Vote by Mail will Disenfranchise Millions of Eligible Voters

Marc Thiessen of the American Enterprise Institute has accurately questioned the efficacy of the Postal Service to properly distribute and collect ballots by millions of voters this November. The problems are many. Thiessen opines, “There is plenty of evidence that mail-in voting has the unintended consequence of disenfranchising of millions of eligible voters.”

A Massachusetts Institute of Technology study found that in the 2008 presidential election, 3.9 million voters said they requested mail-in ballots that were not received. Additionally, about 800,000 returned ballots were rejected. The reasons were often that the voter did not strictly follow the government rules – the ballots were either postmarked after the election date, had no signature or failed to match voting records. The study concluded, “The pipeline that moves mail ballots between voters and election officials is very leaky.” Obviously, in our traditional vote in-person at a designated precinct location, nearly all of the 800,000 would have been corrected by the precinct volunteers.

This year in the presidential primaries, approximately 100,000 mail-in ballots were rejected in California, 84,000 in New York, 92,000 in Pennsylvania, 18,500 in Florida and 6,700 in Nevada.

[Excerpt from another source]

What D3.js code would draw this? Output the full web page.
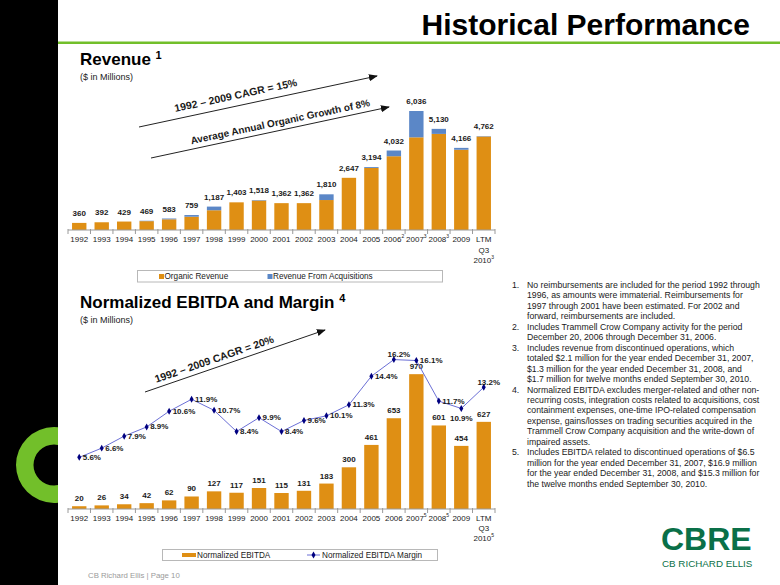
<!DOCTYPE html>
<html><head><meta charset="utf-8">
<script src="https://cdn.jsdelivr.net/npm/d3@7"></script>
<style>
body{margin:0;background:#fff}
svg{display:block;font-family:"Liberation Sans",Arial,Helvetica,sans-serif}
</style>
</head><body>
<svg id="c" width="780" height="585"></svg>
<script>
// ---------- data ----------
const categories = ["1992","1993","1994","1995","1996","1997","1998","1999","2000","2001","2002","2003","2004","2005","2006","2007","2008","2009","LTM Q3 2010"];
const revenueNotes = ["","","","","","","","","","","","","","","2","3","3","","3"];
const ebitdaNotes  = ["","","","","","","","","","","","","","","","5","5","","5"];
const organicRevenue     = [360,392,429,449,543,674,1002,1403,1493,1362,1362,1520,2647,3149,3742,4701,4875,4071,4742];
const acquisitionRevenue = [0,0,0,20,40,85,185,0,25,0,0,290,0,45,290,1335,255,95,20];
const ebitda       = [20,26,34,42,62,90,127,117,151,115,131,183,300,461,653,970,601,454,627];
const ebitdaMargin = [5.6,6.6,7.9,8.9,10.6,11.9,10.7,8.4,9.9,8.4,9.6,10.1,11.3,14.4,16.2,16.1,11.7,10.9,13.2];
const marginLabelPlacement = ["r","r","r","r","r","r","r","r","r","r","r","r","r","r","t","r","r","b","t"];
const revenueSeries = ["Organic Revenue","Revenue From Acquisitions"];
const ebitdaSeries = ["Normalized EBITDA","Normalized EBITDA Margin"];
const footnotes = [
 ["No reimbursements are included for the period 1992 through","1996, as amounts were immaterial. Reimbursements for","1997 through 2001 have been estimated. For 2002 and","forward, reimbursements are included."],
 ["Includes Trammell Crow Company activity for the period","December 20, 2006 through December 31, 2006."],
 ["Includes revenue from discontinued operations, which","totaled $2.1 million for the year ended December 31, 2007,","$1.3 million for the year ended December 31, 2008, and","$1.7 million for twelve months ended September 30, 2010."],
 ["Normalized EBITDA excludes merger-related and other non-","recurring costs, integration costs related to acquisitions, cost","containment expenses, one-time IPO-related compensation","expense, gains/losses on trading securities acquired in the","Trammell Crow Company acquisition and the write-down of","impaired assets."],
 ["Includes EBITDA related to discontinued operations of $6.5","million for the year ended December 31, 2007, $16.9 million","for the year ended December 31, 2008, and $15.3 million for","the twelve months ended September 30, 2010."]
];

// ---------- style ----------
const ORANGE = "#df8f14", BLUE = "#5b87c7", LINE = "#6b6fd6", MARK = "#000080";
const GREEN = "#72bf2a", DKGREEN = "#0a7048", TXT = "#1a1a1a", AXIS = "#9a9a9a";

const svg = d3.select("#c");
const defs = svg.append("defs");

// page frame
svg.append("rect").attr("x",0).attr("y",0).attr("width",58).attr("height",585).attr("fill","#000");
defs.append("clipPath").attr("id","strip").append("rect").attr("x",0).attr("y",0).attr("width",58).attr("height",585);
svg.append("g").attr("clip-path","url(#strip)")
  .append("path").attr("fill",GREEN)
  .attr("d", d3.arc()({innerRadius:20.5, outerRadius:38, startAngle:0, endAngle:2*Math.PI}))
  .attr("transform","translate(54,465)");
svg.append("rect").attr("x",58).attr("y",41.5).attr("width",722).attr("height",2.5).attr("fill",GREEN);
svg.append("text").attr("x",750).attr("y",35).attr("text-anchor","end").attr("font-size",30).attr("font-weight","bold").attr("fill","#000").text("Historical Performance");

function title(y, main, note){
  const t = svg.append("text").attr("x",80).attr("y",y).attr("font-size",17).attr("font-weight","bold").attr("fill","#000");
  t.append("tspan").text(main+" ");
  t.append("tspan").attr("font-size",11).attr("dy",-6).text(note);
  svg.append("text").attr("x",80).attr("y",y+15).attr("font-size",9).attr("fill",TXT).text("($ in Millions)");
}
title(65,"Revenue","1");
title(308,"Normalized EBITDA and Margin","4");

// ---------- shared x ----------
const x = d3.scaleBand().domain(categories).range([68,495]).paddingInner(0.36).paddingOuter(0.18);
const step = x.step();

function xAxis(y0, notes, lineGap){
  const g = svg.append("g");
  g.append("line").attr("x1",68).attr("x2",68+step*categories.length).attr("y1",y0).attr("y2",y0).attr("stroke",AXIS).attr("stroke-width",1);
  d3.range(categories.length+1).forEach(i=>{
    g.append("line").attr("x1",68+i*step).attr("x2",68+i*step).attr("y1",y0-1).attr("y2",y0+4).attr("stroke",AXIS);
  });
  categories.forEach((c,i)=>{
    const lines = c.split(" ");
    const cx = x(c)+x.bandwidth()/2;
    lines.forEach((ln,j)=>{
      const t = g.append("text").attr("x",cx).attr("y",y0+12+j*lineGap).attr("text-anchor","middle").attr("font-size",8).attr("fill",TXT);
      t.append("tspan").text(ln);
      if (j===lines.length-1 && notes[i]) t.append("tspan").attr("font-size",5).attr("dy",-4).text(notes[i]);
    });
  });
}

// ---------- revenue chart ----------
const yR = d3.scaleLinear().domain([0,7000]).range([230,92]);
const revStack = d3.stack().keys([0,1]).value((d,k)=>d[k])(categories.map((c,i)=>[organicRevenue[i],acquisitionRevenue[i]]));
const revColors = [ORANGE, BLUE];
revStack.forEach((layer,k)=>{
  svg.append("g").selectAll("rect").data(layer).join("rect")
    .attr("x",(d,i)=>x(categories[i])).attr("width",x.bandwidth())
    .attr("y",d=>yR(d[1])).attr("height",d=>yR(d[0])-yR(d[1]))
    .attr("fill",revColors[k]);
});
const fmt = d3.format(",");
svg.append("g").selectAll("text").data(categories).join("text")
  .attr("x",c=>x(c)+x.bandwidth()/2).attr("y",(c,i)=>yR(organicRevenue[i]+acquisitionRevenue[i])-7)
  .attr("text-anchor","middle").attr("font-size",8).attr("font-weight","bold").attr("fill",TXT)
  .text((c,i)=>fmt(organicRevenue[i]+acquisitionRevenue[i]));
xAxis(230, revenueNotes, 10.5);

// legend top
const lg1 = svg.append("g");
lg1.append("rect").attr("x",137.5).attr("y",270.5).attr("width",305).attr("height",11.5).attr("fill","#fff").attr("stroke","#b8b8b8");
[[159,revenueSeries[0],ORANGE],[267.5,revenueSeries[1],BLUE]].forEach(([lx,name,col])=>{
  lg1.append("rect").attr("x",lx).attr("y",274).attr("width",5).attr("height",5).attr("fill",col);
  lg1.append("text").attr("x",lx+5.5).attr("y",279.3).attr("font-size",8.2).attr("fill",TXT).text(name);
});

// arrows
defs.append("marker").attr("id","ah").attr("viewBox","0 0 10 10").attr("refX",9).attr("refY",5)
  .attr("markerWidth",9).attr("markerHeight",9).attr("markerUnits","userSpaceOnUse").attr("orient","auto")
  .append("path").attr("d","M0,1 L10,5 L0,9 Z").attr("fill","#111");
function arrow(x1,y1,x2,y2,label,fs,tx,off){
  svg.append("line").attr("x1",x1).attr("y1",y1).attr("x2",x2).attr("y2",y2).attr("stroke","#222").attr("stroke-width",1).attr("marker-end","url(#ah)");
  const ang = Math.atan2(y2-y1,x2-x1);
  const ty = y1 + (tx-x1)*Math.tan(ang);
  svg.append("text").attr("transform",`translate(${tx+off*Math.sin(ang)},${ty-off*Math.cos(ang)}) rotate(${ang*180/Math.PI})`)
    .attr("text-anchor","middle").attr("font-size",fs).attr("font-weight","bold").attr("fill",TXT).text(label);
}
arrow(139,127,377,76,"1992 \u2013 2009 CAGR = 15%",10.5,238,7);
arrow(151,158,389,107,"Average Annual Organic Growth of 8%",10,282,5);
arrow(145,392,325,330,"1992 \u2013 2009 CAGR = 20%",10.5,217,5);

// ---------- EBITDA chart ----------
const yE = d3.scaleLinear().domain([0,1000]).range([509,370]);
const yM = d3.scaleLinear().domain([0,18]).range([509,343]);
svg.append("g").selectAll("rect").data(ebitda).join("rect")
  .attr("x",(d,i)=>x(categories[i])).attr("width",x.bandwidth())
  .attr("y",d=>yE(d)).attr("height",d=>yE(0)-yE(d)).attr("fill",ORANGE);
svg.append("g").selectAll("text").data(ebitda).join("text")
  .attr("x",(d,i)=>x(categories[i])+x.bandwidth()/2).attr("y",d=>yE(d)-5)
  .attr("text-anchor","middle").attr("font-size",8).attr("font-weight","bold").attr("fill",TXT)
  .text(d=>d);
xAxis(509, ebitdaNotes, 10);

const cxs = (i)=>x(categories[i])+x.bandwidth()/2;
svg.append("path").datum(ebitdaMargin)
  .attr("d",d3.line().x((d,i)=>cxs(i)).y(d=>yM(d)))
  .attr("fill","none").attr("stroke",LINE).attr("stroke-width",1);
svg.append("g").selectAll("path").data(ebitdaMargin).join("path")
  .attr("d",d3.symbol(d3.symbolDiamond,14))
  .attr("transform",(d,i)=>`translate(${cxs(i)},${yM(d)})`).attr("fill",MARK);
svg.append("g").selectAll("text").data(ebitdaMargin).join("text")
  .each(function(d,i){
    const p = marginLabelPlacement[i], px = cxs(i), py = yM(d);
    const t = d3.select(this);
    if (p==="r") t.attr("x",px+3.5).attr("y",py+2.5).attr("text-anchor","start");
    else if (p==="t") t.attr("x",px+5).attr("y",py-2.5).attr("text-anchor","middle");
    else t.attr("x",px).attr("y",py+13).attr("text-anchor","middle");
  })
  .attr("font-size",8).attr("font-weight","bold").attr("fill",TXT)
  .text(d=>d.toFixed(1)+"%");

// legend bottom
const lg2 = svg.append("g");
lg2.append("rect").attr("x",162.5).attr("y",549.5).attr("width",275).attr("height",11).attr("fill","#fff").attr("stroke","#b8b8b8");
lg2.append("rect").attr("x",182).attr("y",553).attr("width",14).attr("height",4).attr("fill",ORANGE);
lg2.append("text").attr("x",197).attr("y",557.8).attr("font-size",8.2).attr("fill",TXT).text(ebitdaSeries[0]);
lg2.append("line").attr("x1",307).attr("x2",320).attr("y1",555).attr("y2",555).attr("stroke",LINE);
lg2.append("path").attr("d",d3.symbol(d3.symbolDiamond,14)).attr("transform","translate(313.5,555)").attr("fill",MARK);
lg2.append("text").attr("x",322).attr("y",557.8).attr("font-size",8.2).attr("fill",TXT).text(ebitdaSeries[1]);

// ---------- footnotes ----------
const fn = svg.append("g").attr("font-size",8.7).attr("fill",TXT);
let row = 0;
footnotes.forEach((lines,k)=>{
  fn.append("text").attr("x",512).attr("y",288+row*10.45).text((k+1)+".");
  lines.forEach(l=>{ fn.append("text").attr("x",527).attr("y",288+row*10.45).text(l); row++; });
});

// ---------- logo & footer ----------
svg.append("text").attr("x",661).attr("y",549.5).attr("font-size",32).attr("font-weight","bold").attr("fill",DKGREEN).text("CBRE");
svg.append("text").attr("x",662).attr("y",566.5).attr("font-size",9.8).attr("fill",DKGREEN).text("CB RICHARD ELLIS");
svg.append("text").attr("x",88).attr("y",578).attr("font-size",7.8).attr("fill","#9a9a9a").text("CB Richard Ellis  |  Page 10");
</script>
</body></html>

Nevada is a recent example of mail-in chaos. This year Nevada decided to do vote-by-mail and sent every registered voter a ballot. Wisely, election officials sent the ballots well before the election date. Also, the same public officials warned the Clark County commissioners that voting rolls were not currently accurate, but the commissioners wanted to institute vote-by-mail.

The Public Interest Legal Foundation (PILF) studied what occurred in Clark County, which includes Las Vegas. Over 223,000 voters did not receive a ballot. That is 17 percent of the ballots mailed. J. Christian Adams, PILF’s president and general counsel, commented:

"These numbers show how vote by mail fails. New proponents of mail balloting don’t often understand how it actually works. States like Oregon and Washington spent many years building their mail voting systems and are notably aggressive with voter list maintenance efforts. Pride in their own systems does not somehow transfer across state lines. Nevada, New York, and others are not and will not be ready for November."

"Nevada’s voter rolls aren’t maintained to the standard required for an all-mail experience like Oregon or Washington," a PILF spokesperson said. "The Nevada governor is foolish to think he can replicate his regional neighbors’ years of development and practices with mail voting in a matter of months with a weekend emergency bill."

Marc Thiessen correctly concluded:

“Most states have no experience with mail-in voting on this scale and are completely unprepared for what is coming. We are conducting an unprecedented electoral experiment in the midst of one of the most contentious elections in U.S. history. The result could be a post-election battle that will make the hanging chad controversy of Bush v. Gore seem mild by comparison.”